KNOXVILLE (WATE) – A 6 News investigation has turned up disturbing information from around 90 clients of a Knoxville-based investment company who are asking how their money could have disappeared.
Open Door Investment Club began in 1998 when a few friends in Knoxville pooled their money together to trade stocks in what’s called day trading.
At first, yearly returns were strong. For its 90 investors, there would be several name changes, but the president and treasurer remained the same.
David and Lillian Robertson joined Open Door Investment in 2005. Their investiture was more than $140,000 put aside for their grandchildren’s education.
David even encouraged his late mother to deposit her savings into the club.
Records show Roger Williams was the president and treasurer of Open Door Investments and Dash Holdings. Williams handled all administrative matters personally.
The Robertsons trusted Williams, but never met him. However, when a notice arrived three years ago issuing a moratorium and canceling distributions, they started worrying.
“I don’t know what has happened to [my investment,]” said David Robertson.
The couple received their last statement in March 2011. That’s about the time when David tried to close out his late mother’s $10,000 account to cover her hospital bills.
Williams sent a schedule of 12 disbursement payments. The Robertsons only received two checks amounting to $2,000.
“We messed up royally now, I feel like,” said Lillian.
When David asked Roger Williams to transfer his $140,000 investment to a Northwestern mutual fund last year, two checks were sent for a total of $550.
“I don’t know if he just lost our money or what he’s done,” said David.
Scott Parson’s dealings with Roger Williams are similar. The Knoxville chiropractor says he had never met Williams, despite numerous requests to discuss his investments.
Parson said he tried to withdraw the money, but received a handwritten note saying, “I can’t send the full $500.” Parson suspected his investment of 12 years was falling apart.

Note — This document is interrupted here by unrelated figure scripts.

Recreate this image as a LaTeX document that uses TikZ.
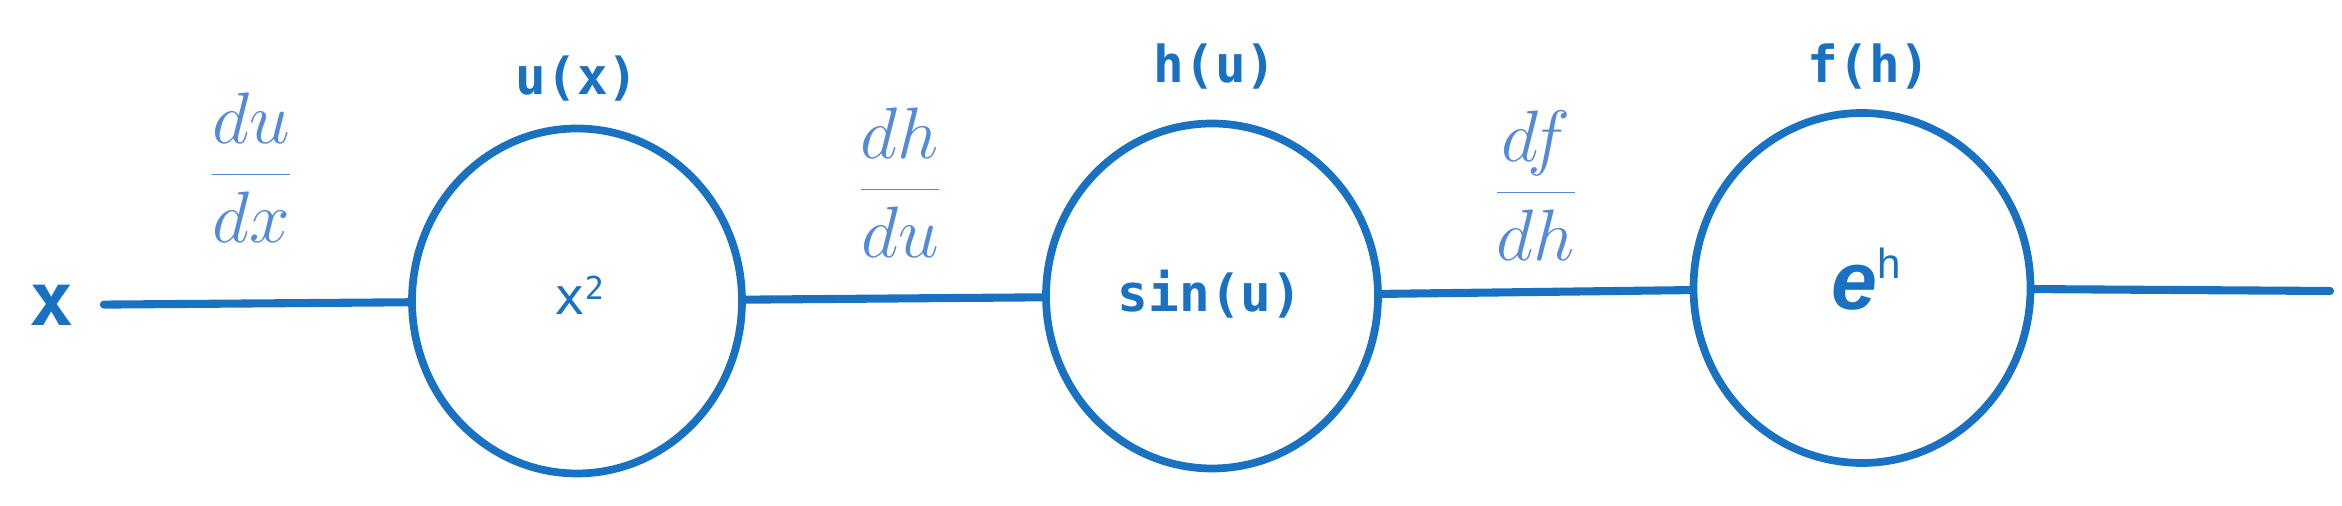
\documentclass[tikz,border=0pt]{standalone}
\usepackage{fontspec}
\usetikzlibrary{shapes.geometric}
\newfontfamily\monof{DejaVu Sans Mono}
\newfontfamily\sansf{Liberation Sans}
\definecolor{inkblue}{RGB}{25,113,194}
\definecolor{fracblue}{RGB}{84,138,218}
\begin{document}
\begin{tikzpicture}[x=0.1mm,y=-0.1mm,
  fn/.style={ellipse, draw=inkblue, line width=2.2pt, inner sep=0pt},
  wire/.style={draw=inkblue, line width=2.3pt, line cap=round},
  lbl/.style={text=inkblue, inner sep=0pt, font=\monof\bfseries\fontsize{14.5}{17}\selectfont},
  grad/.style={text=fracblue, inner sep=0pt, font=\fontsize{22}{26}\selectfont}]
\useasboundingbox (0,0) rectangle (2342,506);
% function circles
\node[fn, minimum width=33mm, minimum height=34.5mm] (c1) at (577,301) {};
\node[fn, minimum width=33.2mm, minimum height=34.5mm] (c2) at (1212,296) {};
\node[fn, minimum width=33.7mm, minimum height=35mm] (c3) at (1862,288) {};
% contents
\node[lbl, anchor=base, font=\monof\fontsize{14.5}{17}\selectfont] (t1) at (579,315) {x\raisebox{4.3pt}{\fontsize{9}{10}\selectfont 2}};
\node[lbl, anchor=base] (t2) at (1210,312) {sin(u)};
\node[lbl, anchor=base, font=\sansf\bfseries\fontsize{23.5}{26}\selectfont] (t3) at (1866,310) {\itshape e\upshape\raisebox{9pt}{\mdseries\fontsize{12}{14}\selectfont h}};
% labels above
\node[lbl, anchor=base] (l1) at (577,95) {u(x)};
\node[lbl, anchor=base] (l2) at (1215,83) {h(u)};
\node[lbl, anchor=base] (l3) at (1869,83) {f(h)};
% input
\node[lbl, font=\monof\bfseries\fontsize{21}{24}\selectfont] (xl) at (52,305) {x};
\coordinate (out) at (2330,291);
% wires
\draw[wire, shorten <=2.9mm] (xl) -- (c1);
\draw[wire] (c1) -- (c2);
\draw[wire] (c2) -- (c3);
\draw[wire] (c3) -- (out);
% gradients
\node[grad] (g1) at (251,168) {$\displaystyle\frac{du}{dx}$};
\node[grad] (g2) at (900,183) {$\displaystyle\frac{dh}{du}$};
\node[grad] (g3) at (1536,186) {$\displaystyle\frac{df}{dh}$};
\end{tikzpicture}
\end{document}
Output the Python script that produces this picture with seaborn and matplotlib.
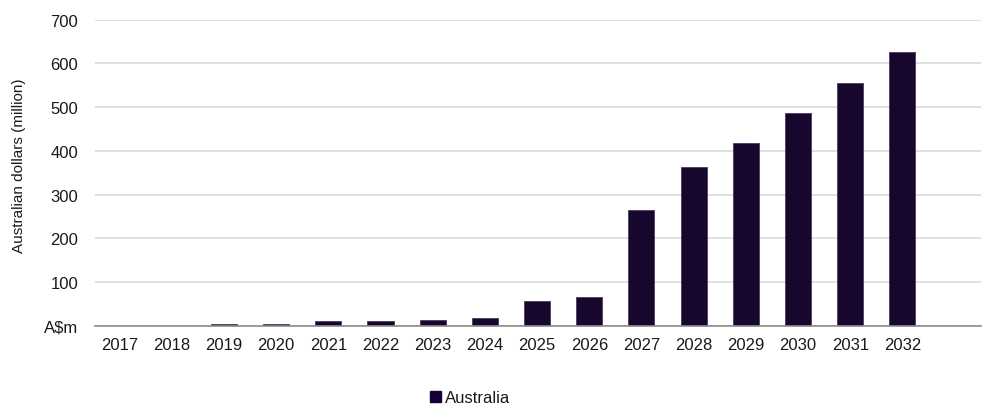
import matplotlib
matplotlib.use("Agg")
import matplotlib.pyplot as plt
import seaborn as sns
import pandas as pd

years = ["2017", "2018", "2019", "2020", "2021", "2022", "2023", "2024",
         "2025", "2026", "2027", "2028", "2029", "2030", "2031", "2032"]
australia = [0, 0, 5, 5, 10, 10, 14, 18, 57, 66, 264, 362, 418, 487, 555, 625]
y_ticks = [0, 100, 200, 300, 400, 500, 600, 700]
y_tick_labels = ["A$m", "100", "200", "300", "400", "500", "600", "700"]
series_name = "Australia"

bar_color = "#160035"
text_color = "#1a1a1a"

sns.set_theme(style="white")
plt.rcParams["font.family"] = ["Liberation Sans", "DejaVu Sans"]

df = pd.DataFrame({"year": years, "value": australia, "series": series_name})

fig = plt.figure(figsize=(9.83, 4.06), dpi=100)
ax = fig.add_axes([95 / 983, 79.3 / 406, (980.7 - 95) / 983, (326.7 - 20.7) / 406])

sns.barplot(data=df, x="year", y="value", hue="series", palette=[bar_color],
            width=0.5, edgecolor="#4a3a63", linewidth=0.6, ax=ax, legend=False)

ax.set_xlim(-0.47, 16.5)
ax.set_ylim(0, 700)
ax.set_yticks(y_ticks)
ax.set_yticklabels(y_tick_labels)
ax.yaxis.grid(True, color="#d9d9d9", linewidth=1.2)
ax.set_axisbelow(True)
for side in ["top", "right", "left"]:
    ax.spines[side].set_visible(False)
ax.spines["bottom"].set_color("#8c8c8c")
ax.spines["bottom"].set_linewidth(1.2)

ax.tick_params(axis="both", length=0, labelsize=12, colors=text_color)
ax.tick_params(axis="y", pad=12)
ax.tick_params(axis="x", pad=8)
ax.set_xlabel("")
ax.set_ylabel("Australian dollars (million)", fontsize=11, color=text_color)
ax.yaxis.set_label_coords(-0.078, 0.525)

handle = plt.Rectangle((0, 0), 1, 1, color=bar_color)
fig.legend([handle], [series_name], loc="center", bbox_to_anchor=(0.478, 0.018),
           frameon=False, fontsize=12, handlelength=0.7, handleheight=0.7,
           handletextpad=0.2, labelcolor=text_color)

fig.savefig("out.png", dpi=100)
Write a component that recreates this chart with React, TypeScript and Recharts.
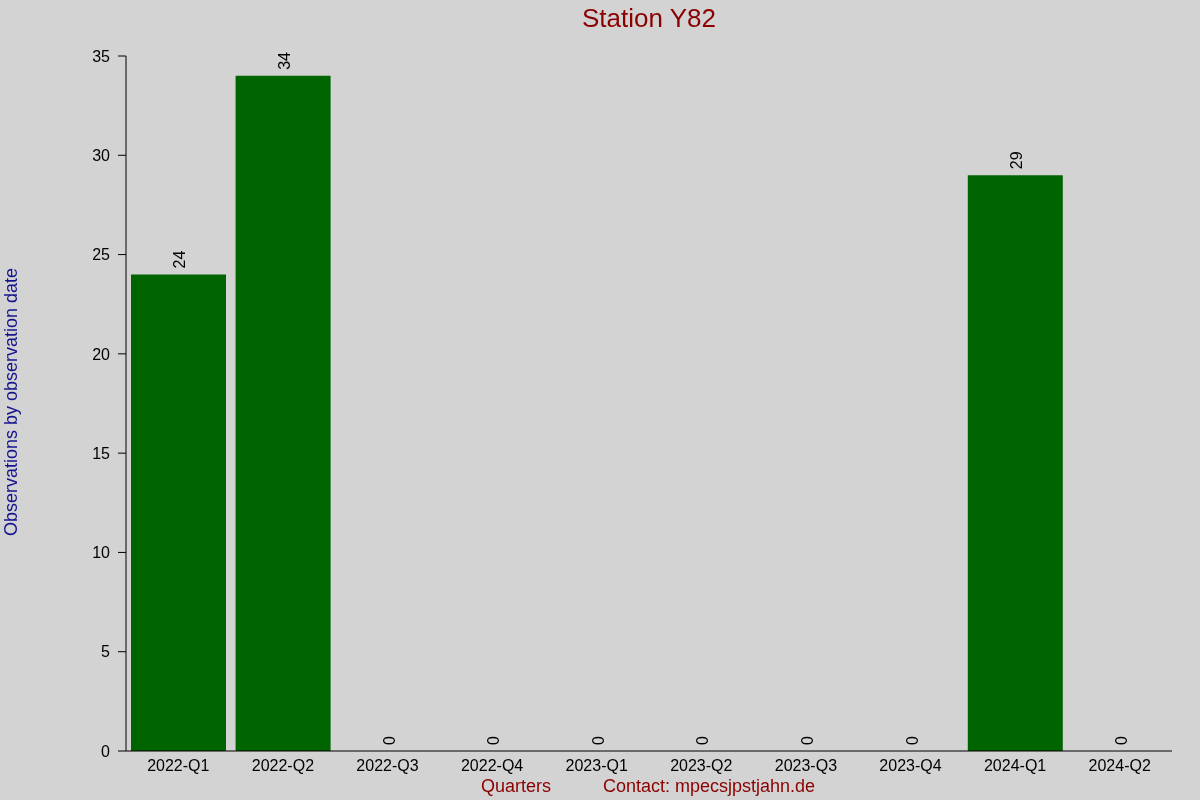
import React from "react";
import { ComposedChart, Bar, Line, XAxis, YAxis, LabelList } from "recharts";

const quarters = [
  "2022-Q1",
  "2022-Q2",
  "2022-Q3",
  "2022-Q4",
  "2023-Q1",
  "2023-Q2",
  "2023-Q3",
  "2023-Q4",
  "2024-Q1",
  "2024-Q2",
];
const observations = [24, 34, 0, 0, 0, 0, 0, 0, 29, 0];
const yTicks = [0, 5, 10, 15, 20, 25, 30, 35];

const FONT = '"Liberation Sans", Arial, Helvetica, sans-serif';
const BG = "#D3D3D3";
const BAR_GREEN = "#006400";
const DARK_RED = "#8B0000";
const DARK_BLUE = "#14148f";

const data = quarters.map((q, i) => ({ name: q, value: observations[i] }));

// rotated value label sitting just above each bar top (incl. zero bars)
const RotatedLabel = (props: any) => {
  const { x, y, value } = props;
  const lx = x + 1.5;
  const top = y - 6;
  return (
    <text
      x={lx}
      y={top}
      transform={`rotate(-90, ${lx}, ${top})`}
      textAnchor="start"
      dominantBaseline="central"
      fontSize={16}
      fontFamily={FONT}
      fill="#000"
    >
      {value}
    </text>
  );
};

// tiny dot marks on the top edge at each category centre
const TopMark = (props: any) => {
  const { x, y } = props;
  return <rect x={Math.round(x)} y={Math.round(y) - 1} width={1} height={1} fill="#000" />;
};

export default function App() {
  return (
    <div
      style={{
        position: "fixed",
        left: 0,
        top: 0,
        width: 1200,
        height: 800,
        background: BG,
        fontFamily: FONT,
      }}
    >
      <div
        style={{
          position: "absolute",
          left: 0,
          top: 1,
          width: 1298,
          textAlign: "center",
          fontSize: 26,
          lineHeight: "34px",
          color: DARK_RED,
        }}
      >
        Station Y82
      </div>

      <ComposedChart
        width={1200}
        height={800}
        data={data}
        margin={{ top: 56, right: 28, left: 0, bottom: 0 }}
      >
        <XAxis
          dataKey="name"
          height={49}
          stroke="#000"
          axisLine={{ stroke: "#000" }}
          tickLine={false}
          tickSize={0}
          tickMargin={9}
          tick={{ fill: "#000", fontSize: 16, fontFamily: FONT }}
          interval={0}
        />
        <XAxis
          xAxisId="top"
          dataKey="name"
          orientation="top"
          height={0}
          axisLine={false}
          tickLine={false}
          tickSize={0}
          tickMargin={0}
          tick={<TopMark />}
          interval={0}
        />
        <YAxis
          width={126}
          domain={[0, 35]}
          ticks={yTicks}
          interval={0}
          stroke="#000"
          axisLine={{ stroke: "#000" }}
          tickLine={{ stroke: "#000" }}
          tickSize={8}
          tickMargin={8}
          tick={{ fill: "#000", fontSize: 16, fontFamily: FONT }}
        />
        <Bar dataKey="value" fill={BAR_GREEN} barSize={95} isAnimationActive={false} />
        <Line
          dataKey="value"
          stroke="none"
          dot={false}
          activeDot={false}
          isAnimationActive={false}
        >
          <LabelList dataKey="value" content={<RotatedLabel />} />
        </Line>
      </ComposedChart>

      <div
        style={{
          position: "absolute",
          left: 11,
          top: 402,
          transform: "translate(-50%, -50%) rotate(-90deg)",
          whiteSpace: "nowrap",
          fontSize: 18,
          color: DARK_BLUE,
        }}
      >
        Observations by observation date
      </div>

      <div
        style={{
          position: "absolute",
          left: 481,
          top: 775,
          fontSize: 18,
          lineHeight: "22px",
          color: DARK_RED,
          whiteSpace: "nowrap",
        }}
      >
        Quarters
      </div>
      <div
        style={{
          position: "absolute",
          left: 603,
          top: 775,
          fontSize: 18,
          lineHeight: "22px",
          color: DARK_RED,
          whiteSpace: "nowrap",
        }}
      >
        Contact: mpecsjpstjahn.de
      </div>
    </div>
  );
}
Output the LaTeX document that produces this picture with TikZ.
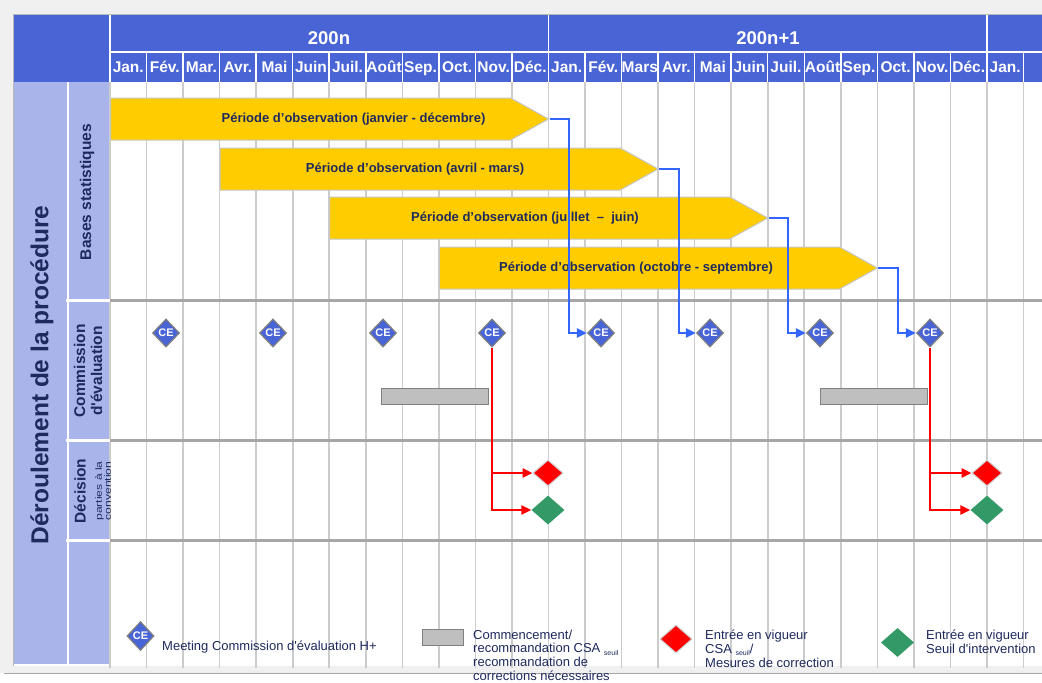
\documentclass[tikz,border=0pt]{standalone}
\usepackage{fontspec}
\setmainfont{Liberation Sans}
\newfontfamily\widefont[FakeStretch=1.35]{Liberation Sans}
\usetikzlibrary{shapes.geometric, shapes.symbols, arrows.meta}
\definecolor{hdrblue}{RGB}{73,100,212}
\definecolor{lavender}{RGB}{169,180,235}
\definecolor{navy}{RGB}{30,42,94}
\definecolor{obsyellow}{RGB}{255,204,0}
\definecolor{linkblue}{RGB}{51,102,255}
\definecolor{csagreen}{RGB}{51,153,102}
\newcommand{\fsz}[1]{\fontsize{#1}{#1}\selectfont}
\newcommand{\seuil}{{\fontsize{7}{8}\selectfont\raisebox{-2.5pt}{seuil}}}

\begin{document}
\begin{tikzpicture}[yscale=-1, x=1pt, y=1pt, >={Triangle[length=10pt, width=9pt]},
    monthlabel/.style={text=white, font=\fsz{15.5}\bfseries, inner sep=0pt, anchor=base},
    yearlabel/.style={text=white, font=\fsz{18.5}\bfseries, inner sep=0pt, anchor=base},
    monthline/.style={draw=gray!40, line width=1.6pt},
    rowline/.style={draw=gray!70, line width=3pt},
    obs/.style={signal, signal to=east, signal pointer angle=58, fill=obsyellow, draw=gray!45, line width=1pt, minimum width=438, minimum height=42, inner sep=0pt, anchor=west},
    obstext/.style={text=navy, font=\fsz{13}\bfseries},
    ce/.style={diamond, fill=hdrblue, draw=gray, line width=1.2pt, minimum width=27, minimum height=28, inner sep=0pt, text=white, font=\fsz{11}\bfseries},
    csabar/.style={fill=gray!50, draw=gray, line width=1pt, minimum width=107, minimum height=16, inner sep=0pt},
    entry/.style={diamond, fill=red, draw=gray!40, line width=1pt, minimum width=30, minimum height=26, inner sep=0pt},
    seuilmark/.style={diamond, fill=csagreen, minimum width=33, minimum height=29, inner sep=0pt},
    sidelabel/.style={text=navy, font=\fsz{15.5}\bfseries, rotate=90, align=center, inner sep=0pt},
    legendtext/.style={text=navy, font=\fontsize{13}{13.7}\selectfont, align=left, inner sep=0pt},
    bluelink/.style={->, draw=linkblue, line width=2.2pt},
    redlink/.style={->, draw=red, line width=2.6pt}]

    % frame
    \useasboundingbox (0,0) rectangle (1042,683);
    \fill[gray!12] (0,0) rectangle (1042,673);
    \draw[gray!70, line width=1pt] (4,673.5) -- (1042,673.5);
    \fill[white] (14,15) rectangle (1042,666);
    \draw[gray!55, line width=1pt] (13.5,666) -- (13.5,14.5) -- (1042,14.5);

    % header and side column
    \fill[hdrblue] (14,15) rectangle (1042,82);
    \fill[lavender] (14,82) rectangle (110,664);
    \foreach \i in {0,...,25}
        \draw[monthline] ({110+\i*36.54},82) -- ({110+\i*36.54},668);
    \draw[white, line width=1.5pt] (110,52) -- (1042,52);
    \foreach \x in {110,548.5,987}
        \draw[white, line width=1.5pt] (\x,15) -- (\x,82);
    \foreach \i in {1,...,25}
        \draw[white, line width=1.5pt] ({110+\i*36.54},52) -- ({110+\i*36.54},82);
    \draw[white, line width=1.5pt] (68,82) -- (68,664);
    \foreach \y in {300,440,540} {
        \draw[rowline] (110,\y) -- (1042,\y);
        \draw[white, line width=3pt] (66,\y) -- (110,\y);
    }

    \node[yearlabel] (y1) at (329,44) {200n};
    \node[yearlabel] (y2) at (768,44) {200n+1};
    \foreach \m [count=\i] in {Jan.,Fév.,Mar.,Avr.,Mai,Juin,Juil.,Août,Sep.,Oct.,Nov.,Déc.,Jan.,Fév.,Mars,Avr.,Mai,Juin,Juil.,Août,Sep.,Oct.,Nov.,Déc.,Jan.}
        \node[monthlabel] (m\i) at ({110+(\i-0.5)*36.54},72.5) {\m};

    \node[sidelabel, font=\fsz{24.5}\bfseries] (proc) at (42,375) {Déroulement de la procédure};
    \node[sidelabel] (bases) at (87,192) {Bases statistiques};
    \node[sidelabel, font=\fontsize{15.5}{17}\selectfont\bfseries] (comm) at (88,371) {Commission\\d\textquotesingle évaluation};
    \node[sidelabel] (dec) at (80,491) {Décision};
    \node[sidelabel, font=\widefont\fontsize{9}{9}\selectfont] (parties) at (103,491) {parties à la\\convention};

    % observation periods
    \node[obs] (obs1) at (110,119) {};
    \node[obs] (obs2) at (219.6,169) {};
    \node[obs] (obs3) at (329.2,218) {};
    \node[obs] (obs4) at (438.8,268) {};
    \node[obstext] (t1) at (353.5,119) {Période d’observation (janvier - décembre)};
    \node[obstext] (t2) at (415,169) {Période d’observation (avril - mars)};
    \node[obstext] (t3) at (525,218) {Période d’observation (juillet~~–~~juin)};
    \node[obstext] (t4) at (636,268) {Période d’observation (octobre - septembre)};

    % commission, decisions
    \foreach \x [count=\i] in {166,273,383,492,601,710,820,930}
        \node[ce] (ce\i) at (\x,333) {CE};
    \node[csabar] (bar1) at (434.5,396) {};
    \node[csabar] (bar2) at (873.5,396) {};
    \node[entry] (entry1) at (548,473) {};
    \node[seuilmark] (mark1) at (548,510) {};
    \node[entry] (entry2) at (987,473) {};
    \node[seuilmark] (mark2) at (987,510) {};

    \draw[bluelink] (obs1.east) -- ++(19.5,0) |- (ce5);
    \draw[bluelink] (obs2.east) -- ++(19.5,0) |- (ce6);
    \draw[bluelink] (obs3.east) -- ++(19.5,0) |- (ce7);
    \draw[bluelink] (obs4.east) -- ++(19.5,0) |- (ce8);
    \draw[redlink] (ce4) |- (entry1);
    \draw[redlink] (ce4) |- (mark1);
    \draw[redlink] (ce8) |- (entry2);
    \draw[redlink] (ce8) |- (mark2);

    % legend
    \node[ce, minimum height=29] (lgce) at (140.5,636) {CE};
    \node[legendtext, anchor=west] (lgcetxt) at (162,647.5) {Meeting Commission d\textquotesingle évaluation H+};
    \node[csabar, minimum width=41] (lgbar) at (442.5,637) {};
    \node[legendtext, anchor=north west] (lgbartxt) at (473,629.5) {Commencement/\\recommandation CSA \seuil\\recommandation de\\corrections nécessaires};
    \node[entry, minimum width=32, minimum height=28] (lgentry) at (676,639) {};
    \node[legendtext, anchor=north west] (lgentrytxt) at (705,630) {Entrée en vigueur\\CSA \seuil/\\Mesures de correction};
    \node[seuilmark] (lgmark) at (897.5,642.5) {};
    \node[legendtext, anchor=north west] (lgmarktxt) at (926,630) {Entrée en vigueur\\Seuil d\textquotesingle intervention};
\end{tikzpicture}
\end{document}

“Come clean. Where is it at? Where does it stand? Is it real? Is the money gone?” asked Parson.
We looked over financial records for David Robertson and Scott Parson.
No charts or tables showing how the investments produce returns are among the reports. Bylaws, however, state that Dash Holdings is the custodial company for the administration of self-directed IRA assets.
6 News asked David Lewis, one of Knoxville’s leading financial advisors, to examine the reports sent to club investors.
His analysis is summed up in one word, “troubling.”
“We need to be able to understand a clear way that the investment would make money,” said Lewis. “It basically said, ‘We’re going to make a lot of money for you, but we have not told you how.'”
Williams had his investment company office in a Shelbyville, Kentucky building, but he moved several years ago when he opened a barter business franchise with Tradebank in Louisville and became a franchise owner.
We found Williams in Gatlinburg at a church where he’s been the minister since 2005. After the service, he agreed to an interview.
“Their money had been invested in a company called Tradebank,” he said.
Williams blamed the collapse of Open Door Investment on Tradebank. He said with the cancellation of the franchise in late 2011, all tangible assets were lost, despite his best efforts to recoup the investments.
“Tradebank has basically gone out of business or is going out of business,” he said. “As far as Tradebank is concerned, their investment in Tradebank is pretty much gone… Because they lost their operation, they’ve not been able to keep things going. The franchise investment we had with them has dried up.”
We showed Williams the Robertsons’ request for conversion last year, saying they’d like to have all their money transferred to Northwestern Mutual.
“There is no money to transfer to Northwestern Mutual,” he said.
We talked by Skype with John Davis, the president of Tradebank International, from his office in Atlanta, Georgia.
“Mr. Williams said Tradebank is going out of business. Is that true?” we asked.
“Absolutely, not. We’ve been in business for 27 years. We definitely are not going out of business,” Davis said.
Davis says he terminated Williams’s franchise agreement because of the way he handled clients.
We showed David Robertson our interview with Roger Williams.
I’d like to see his records and see what exactly he has done, how much money he has got,” said Robertson.
Getting answers to those questions is up to state and federal investigators. Williams’s investors told us they have contacted the SEC and Tennessee’s Securities Office concerning alleged irregularities.